Here are two cases in point from when I was traveling from Dublin to Edinburgh this week.

Story Exhibit A:

I got into a chat with a Dublin taxi driver about stories and he told me about a recent experience he had in his cab that he first set up with a prejudiced opinion that many tourists are a bit dim! Here’s the rest of what he had to say:

“You want to know why?

 You know how some traffic lights make beeping noises before they turn from Red – like for blind people so they don’t walk into traffic?

Yeah, well I had this American in my car and he hears the beeping at a traffic light and asks me, “What’s that all about”?

So, I say: that’s to warn blind people that the lights are going to change so they don’t get into accidents

“That’s amazing”, says the American, “Where I come from we don’t blind people drive!””

His story made me laugh and I felt instantly tempted to find a chance to share it at a future speaking event…

…But, something stopped me.

His story seemed too neat and, in the back of my head, it even sounded a little familiar. And so, not wanting to appear stupid and get caught out by an audience if this was a tall tale, I Googled it.

Guess what I found?

Hmm. I came across many versions of this exact same story over many years and in different locations.

And here’s the thing. If my inner sense hadn’t told me to double check what he said, I’d have looked like an idiot at the podium for anyone who recognised that the story was a yarn masquerading as truth. And what do you think this would  do to my credibility?

Best case, the audience would place less trust in me. Worst case, they’d discount everything else I said.

Ooops. Not worth it, right?

Story Exhibit B:

A few hour later and on my same trip to Edinburgh I got into a conversation with another passenger when my Ryanair flight got grounded due to technical snags and we were asked to deplane and get on a back up plane instead.

While commiserating with each other about how irritating travel delays can be, I admitted to being pleasantly surprised that everyone managed to get off our plane (with all our stuff) and get into the next plane and get seated so quickly.

My new pal Eoin agreed and with a kind of ‘I’ll see your Dublin and raise you a Frankfurt’ recollection said:

Yeah, that was really good alright, but I heard an even better story.

A colleague of mine had a similar issue as us when flying out of Frankfurt on a Ryanair flight – where once again tech issues meant they’d need a  new aircraft or they were going nowhere.

But this time there was a snag…

...By the time a new plane was in place at 10:55PM, a Ryanair crew member made this announcement:

Please be aware, because we’re in Frankfurt, where planes are not permitted to take off after 11PM,  you have 2 choices:

Option A, You can deplane now and we’ll try to get you where you need to be tomorrow – at times and via flights we don’t know yer – and you’ll have to find hotels to stay at this evening

Or B, and I don’t know if you can manage this, if you can somehow manage to get off this plane and on to the other with all of your bags, you could get out tonight.

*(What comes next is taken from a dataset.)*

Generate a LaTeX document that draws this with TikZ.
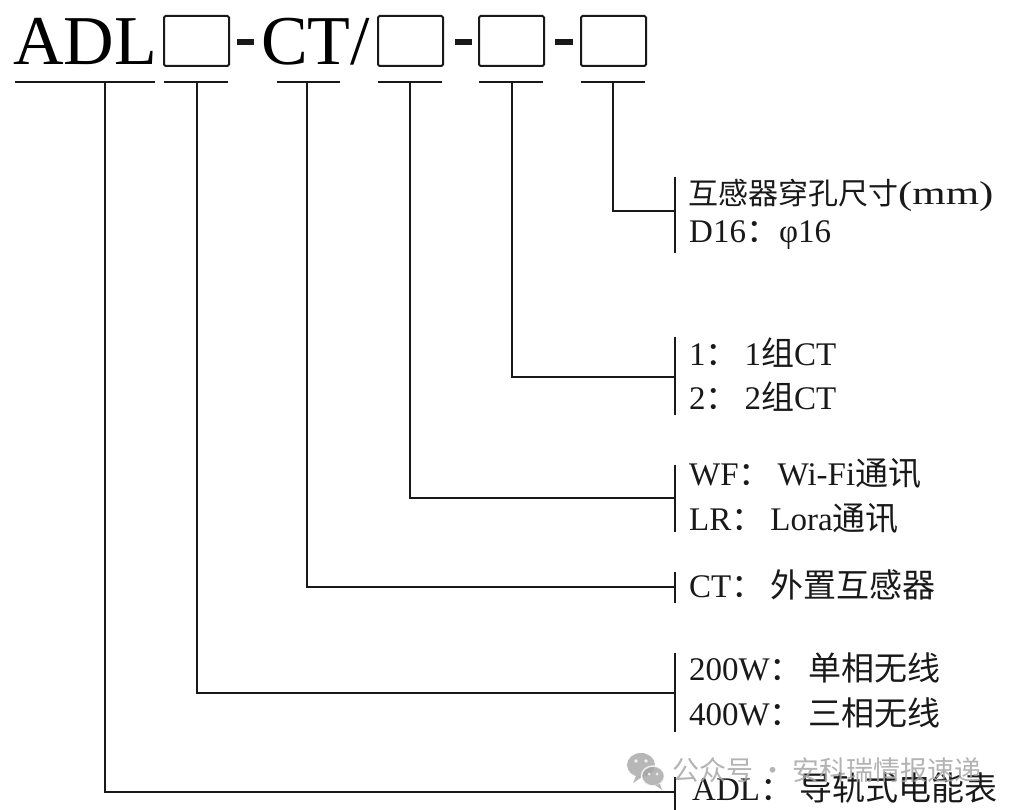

That was it. No further instructions were given.

Remarkably, an entire collection of people – who didn’t know each other – managed to self organise and cooperate, with zero fuss, to get from one plane to the next in five minutes flat.

And the result? They made their flight with seconds to spare.

This story is still touted years later as an example of what can happen when people choose to self organise for everyone’s benefit.

Now, the difference between the cab driver’s story and this one was immediately obvious. It didn’t seem too neat and I had no Spidey sense worries about whether this really happened.

Of course, ‘cause I’m a pro, I did still Google the incident to make sure it wasn’t a myth…And, no surprise, I found no evidence that it was.

Why Speakers Should Trust Sources But Test a Little Too

And the moral of today’s post is this – trust your gut when figuring out what’s true but do a little sleuthing too. It pays to be right.